At pounds 31 the costliest perfume had a predictably pricey shower gel to go with it. It came in a Chinese red and black bottle that looked fantastically posh sat next to my Boots shampoo and, in my defence, I did spend quality time with this product. I coaxed it gently from its bottle and reverently washed my undeserving limbs, but there was no getting away from it - I just didn't like it. The fragrance was so watery and old-hat it reminded me of the kind of bath products my aunt used to give me for my birthday.

If I'd bought this shower gel in 1931 when Joy first came out, perhaps I'd love it passionately, but nearly 70 years later one question remains: isn't it about time they updated the fragrance?

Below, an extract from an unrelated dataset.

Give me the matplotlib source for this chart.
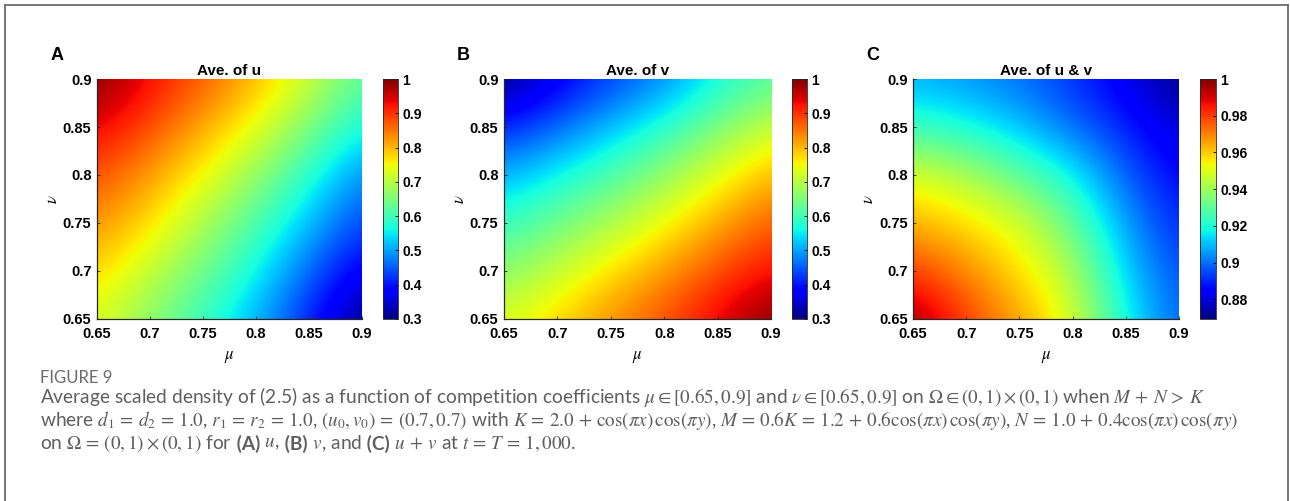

John Oakes, author of the forthcoming The Book of Perfumes (Prion, pounds 8.99) says, "The formula remaining unchanged since Joy's introduction is not a minus - in perfume this is a definite plus. This consistency of formula and guarantee that it will always smell the same is immensely reassuring to women. There is a vast difference between being old-fashioned and being a classic."

Still feeling disappointed, I took solace in a bottle of Skinny Dip (pounds 4.15 for 250g), a sumptuous body wash from those beauty-funksters, Lush. Full of real white chocolate, creamed coconut and cocoa butter, Skinny Dip can turn your daily bath into something downright naughty.

Within five minutes of using it my bedroom had transmogrified into a boudoir, my sterile white bathroom became a steamy Turkish bath, and I fantasised I was Elizabeth Taylor bathing in asses' milk, while persuading my man to do his Mark Anthony impression.

Slathering white chocolate on my body was almost as satisfying as eating it, so I wallowed happily in my bath, smug in the knowledge that it was a calorie-free indulgence. When I emerged from my bathroom two hours later, I knew my quest was over. It had been love at first sniff.